To the dismay of congressional investigators, Abbott Laboratories and two other drug companies will not be appearing before a U.S. House committee delving into pricing and marketing practices, the committee said Thursday.
Members of a joint investigative subcommittee of the House Energy and Commerce Committee on Friday will hold hearings on a flawed payment system that investigators say has allowed drug companies to inflate prices charged to Medicare, the federal health insurance program for the elderly.
While at least 20 drug companies have been known to be under either state or federal scrutiny for pricing practices, North Chicago-based Abbott, Bayer Corp. and Dey Inc. were asked to testify because “these are three companies about which there have been publicly disclosed civil or criminal prosecutions,” said Rep. James Greenwood (R-Pa.), chairman of the Energy and Commerce health subcommittee.
All three declined the invitation.
“It’s a mistake for them not to come,” Greenwood said of the drug companies. “I am annoyed that they are not coming.”
The committee’s investigation is one of several pharmaceutical pricing inquiries undertaken since the early 1990s as regulators and policymakers grapple with a central flaw in the way Medicare and federal-state Medicaid health insurance programs for the poor pay for drugs.
Such programs allow drugmakers to set the price higher than what many private sector customers would pay.
In a letter to committee members earlier this month, Abbott Vice President of Government Affairs Mark Barmak said that company officials “do not believe that we would be able to provide any real insights that would be of value to the committee.”
Abbott affiliate TAP Pharmaceutical Products Inc. of Lake Forest is under investigation by prosecutors in Boston with respect to the methods it used to market Lupron, a leading prostate cancer drug.
Bayer, a unit of Germany’s Bayer AG, declined to comment.
Dey, based in Napa, Calif., indicated in a letter to the committee that its chief executive would be willing to testify in the future if a panel of CEOs were assembled.
Congressional investigators last year said they found evidence that drugmakers listed inflated prices that were used to set Medicare reimbursement, but sold their products to doctors at a discount, hoping physicians would choose one treatment over another. This so-called AWP, or average wholesale pricing system, is said to have resulted in overpayments by government insurers of more than $1 billion annually.
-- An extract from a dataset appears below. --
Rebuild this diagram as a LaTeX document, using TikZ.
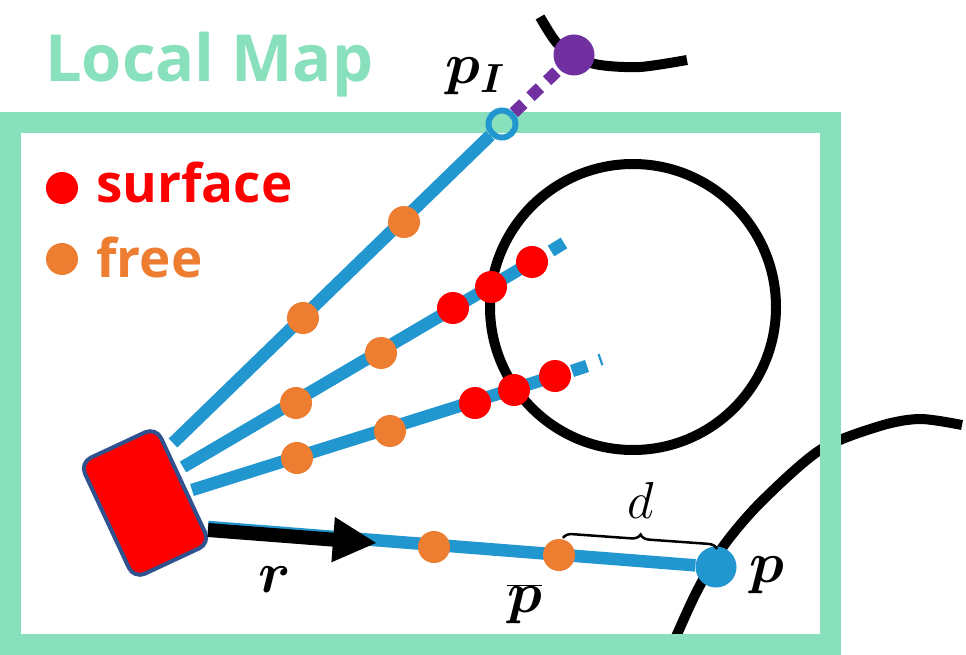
\RequirePackage{fix-cm}
\documentclass[tikz,border=0pt]{standalone}
\usepackage{fontspec}
\usepackage{bm}
\setsansfont{Open Sans}
\usetikzlibrary{arrows.meta,decorations.pathreplacing}
\definecolor{mapgreen}{RGB}{137,224,188}
\definecolor{rayblue}{RGB}{34,150,207}
\definecolor{dotorange}{RGB}{237,125,49}
\definecolor{ptpurple}{RGB}{112,48,160}
\definecolor{robotedge}{RGB}{47,82,143}
\begin{document}
\begin{tikzpicture}[x=1pt,y=-1pt,
  ray/.style={rayblue,line width=12.5pt},
  freedot/.style={circle,fill=dotorange,inner sep=0pt,minimum size=32pt},
  surfdot/.style={circle,fill=red,inner sep=0pt,minimum size=32pt},
  obstacle/.style={black,line width=10pt},
  mathlbl/.style={font=\fontsize{58}{60}\selectfont,inner sep=0pt,anchor=base west},
  legendtxt/.style={font=\sffamily\bfseries\fontsize{53}{56}\selectfont,inner sep=0pt,anchor=base west}
]
\useasboundingbox (0,0) rectangle (966,655);
\fill[white] (0,0) rectangle (966,655);

% obstacles
\draw[obstacle] plot[smooth] coordinates {(540,17) (556,42) (575,57) (600,65) (640,67) (687,60)};
\draw[obstacle] plot[smooth] coordinates {(668,655) (695,595) (722,548) (760,503) (820,450) (880,426) (920,419) (962,425)};
\draw[obstacle] (633,307) circle[radius=143];

% local map frame
\draw[mapgreen,line width=21pt] (10.5,123) rectangle (830.5,644);
\node[font=\sffamily\bfseries\fontsize{65}{68}\selectfont,text=mapgreen,inner sep=0pt,anchor=base west] (title) at (45,82) {Local Map};

% legend
\node[surfdot] (legsurf) at (62,188) {};
\node[legendtxt,text=red] (legsurftxt) at (96,203) {surface};
\node[freedot] (legfree) at (62,259) {};
\node[legendtxt,text=dotorange] (legfreetxt) at (96,277) {free};

% ray origins
\coordinate (o1) at (173,443);
\coordinate (o2) at (183,467);
\coordinate (o3) at (192,490);
\coordinate (o4) at (208,527);

% points
\node[circle,draw=rayblue,line width=6pt,minimum size=27pt,inner sep=0pt] (pI) at (502,124) {};
\node[circle,fill=ptpurple,inner sep=0pt,minimum size=41pt] (pint) at (574,55) {};
\node[circle,fill=rayblue,inner sep=0pt,minimum size=41pt] (p) at (716,567) {};

% rays
\draw[ptpurple,line width=12pt,dash pattern=on 13pt off 10pt] (pI) -- (pint);
\draw[ray] (o1) -- (pI);
\draw[ray] (o2) -- (532,262);
\coordinate (d2a) at (551,251);
\coordinate (d2b) at (564,243);
\draw[ray] (d2a) -- (d2b);
\draw[ray] (o3) -- (555,376);
\coordinate (d3a) at (572,371);
\coordinate (d3b) at (587,366);
\draw[ray] (d3a) -- (d3b);
\coordinate (d3c) at (599.5,360);
\coordinate (d3d) at (601.5,359.3);
\draw[rayblue,line width=12pt] (d3c) -- (d3d);
\draw[ray] (o4) -- (p);

% dots
\node[freedot] (f11) at (404,222) {};
\node[freedot] (f12) at (303,318) {};
\node[freedot] (f21) at (296,403) {};
\node[freedot] (f22) at (381,353) {};
\node[surfdot] (s21) at (453,308) {};
\node[surfdot] (s22) at (491,287) {};
\node[surfdot] (s23) at (532,262) {};
\node[freedot] (f31) at (297,458) {};
\node[freedot] (f32) at (390,431) {};
\node[surfdot] (s31) at (475,403) {};
\node[surfdot] (s32) at (514,390) {};
\node[surfdot] (s33) at (555,376) {};
\node[freedot] (f41) at (434,547) {};
\node[freedot] (f42) at (559,555) {};

% robot
\node[draw=robotedge,fill=red,line width=4pt,rounded corners=12pt,minimum width=84pt,minimum height=128pt,rotate=25] (robot) at (145,503) {};

% heading arrow
\coordinate (rtip) at (377,543);
\draw[black,line width=14pt,-{Triangle[length=44pt,width=42pt]}] (o4) ++(0,3) -- (rtip);

% brace
\coordinate (bra) at (563,538);
\coordinate (brb) at (717,549);
\draw[decorate,decoration={brace,amplitude=9pt},line width=2.5pt] (bra) -- (brb);

% labels
\node[mathlbl] (lpI) at (445,84) {$\bm{p_I}$};
\node[mathlbl] (lr) at (258,592) {$\bm{r}$};
\node[mathlbl] (lpbar) at (507,612) {$\overline{\bm{p}}$};
\node[mathlbl] (lp) at (749,582) {$\bm{p}$};
\node[mathlbl,font=\fontsize{52}{54}\selectfont] (ld) at (627,518) {$d$};
\end{tikzpicture}
\end{document}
Because of such overpayments, committee members say, reform of the system of drug pricing to providers of medical care has taken on a greater urgency, especially since Congress is under increasing political pressure to greatly expand drug coverage by Medicare for the nation’s nearly 40 million elderly and disabled.
Medicare does not pay for most prescription drugs, but the program does cover about 50 medications, mostly cancer treatments that are administered in a doctor’s office.
“What we know is this AWP system is a joke and a travesty,” Greenwood said.